Like the City’s Meadowview Navigation Center, which opened in October 2020, the X Street Navigation Center will have round-the-clock security and a robust good-neighbor policy to support the surrounding neighborhood.

“This shelter is the second of what we hope will be many such facilities that will bring people off the streets and into a dignified setting where they can begin to recover from the personal trauma, mental illness, and/or substance abuse that has led them to this point,” said District 3 Councilmember Jeff Harris. “VOA is a provider with deep experience in serving the unhoused population, and we anticipate that their work in this shelter will help people find a pathway out of homelessness and help the city to clean up our neighborhoods.”

“We are thrilled to be operating this new shelter and look forward to working with our community partners to walk alongside those experiencing homelessness as they make their way toward independence,” said Leo McFarland, president and CEO of Volunteers of America, NCNN.

The center will be open to adults by referral only — it will not take walk-ups. Priority outreach and placement in the center will be given to those experiencing homelessness in Oak Park, Curtis Park and on the Broadway-Alhambra corridor. People are accepted as they are, with their pets, partners, and possessions.

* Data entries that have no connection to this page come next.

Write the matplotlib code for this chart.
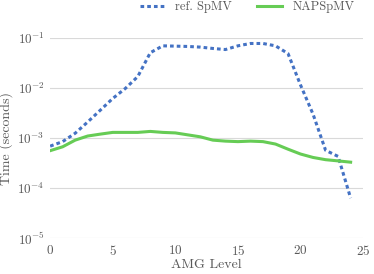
import matplotlib
matplotlib.use("Agg")
import matplotlib.pyplot as plt

levels = list(range(25))
ref_spmv = [6.9e-4, 8.5e-4, 1.25e-3, 2.1e-3, 3.6e-3, 6.2e-3, 9.8e-3, 1.7e-2, 5.1e-2,
            7.0e-2, 6.9e-2, 6.8e-2, 6.6e-2, 6.2e-2, 5.9e-2, 7.0e-2, 7.8e-2, 7.8e-2,
            7.0e-2, 4.9e-2, 1.15e-2, 3.0e-3, 5.7e-4, 4.3e-4, 6.3e-5]
nap_spmv = [5.6e-4, 6.7e-4, 9.1e-4, 1.1e-3, 1.2e-3, 1.3e-3, 1.3e-3, 1.3e-3, 1.36e-3,
            1.3e-3, 1.27e-3, 1.16e-3, 1.06e-3, 9.1e-4, 8.7e-4, 8.5e-4, 8.7e-4, 8.5e-4,
            7.6e-4, 6.0e-4, 4.8e-4, 4.1e-4, 3.7e-4, 3.5e-4, 3.3e-4]

plt.rcParams['font.family'] = 'serif'
plt.rcParams['font.serif'] = ['cmr10', 'DejaVu Serif']
plt.rcParams['mathtext.fontset'] = 'cm'
plt.rcParams['axes.formatter.use_mathtext'] = True

fig = plt.figure(figsize=(3.74, 2.74), dpi=100)
ax = fig.add_axes([0.134, 0.131, 0.837, 0.73])

ax.plot(levels, ref_spmv, color='#4472C4', lw=2.2, ls=(0, (1.2, 1.0)), label='ref. SpMV')
ax.plot(levels, nap_spmv, color='#66CC55', lw=2.2, label='NAPSpMV')

ax.set_yscale('log')
ax.set_ylim(1e-5, 1e-1)
ax.set_xlim(0, 25)
ax.set_xticks([0, 5, 10, 15, 20, 25])
ax.set_yticks([1e-5, 1e-4, 1e-3, 1e-2, 1e-1])
ax.minorticks_off()
ax.grid(axis='y', color='#d9d9d9', lw=0.8)
ax.set_axisbelow(True)
for s in ax.spines.values():
    s.set_visible(False)
ax.tick_params(length=0, labelsize=9.5, colors='#595959', pad=4)
ax.set_xlabel('AMG Level', fontsize=10, color='#595959', labelpad=1)
ax.set_ylabel('Time (seconds)', fontsize=10, color='#595959', labelpad=3)
ax.legend(loc='center', bbox_to_anchor=(0.63, 1.155), ncol=2, frameon=False,
          fontsize=9, labelcolor='#595959', handlelength=2.0, handletextpad=0.8,
          columnspacing=2.0)

fig.savefig('out.png', dpi=100)
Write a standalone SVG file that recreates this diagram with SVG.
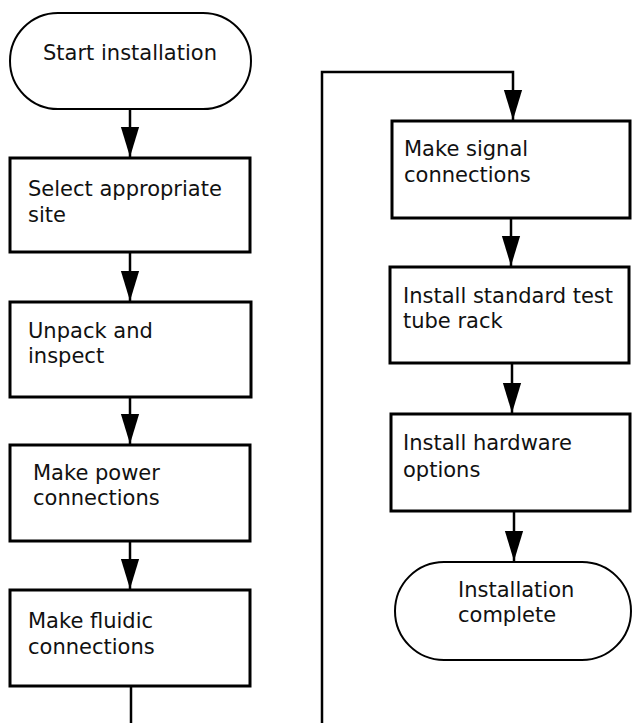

“DCR response teams, working with Hope Cooperative, have been contacting our unhoused community members in the area near the X Street Navigation Center” said Bridgette Dean, director of the City’s Department of Community Response. “Our goal is to provide access to services and offer them a safe, more secure situation where we can start to address their specific needs. The opening of this navigation center provides a collaborative opportunity for our sheltered and unsheltered community members, community-based organizations and local businesses to work together with the goal of housing for all.”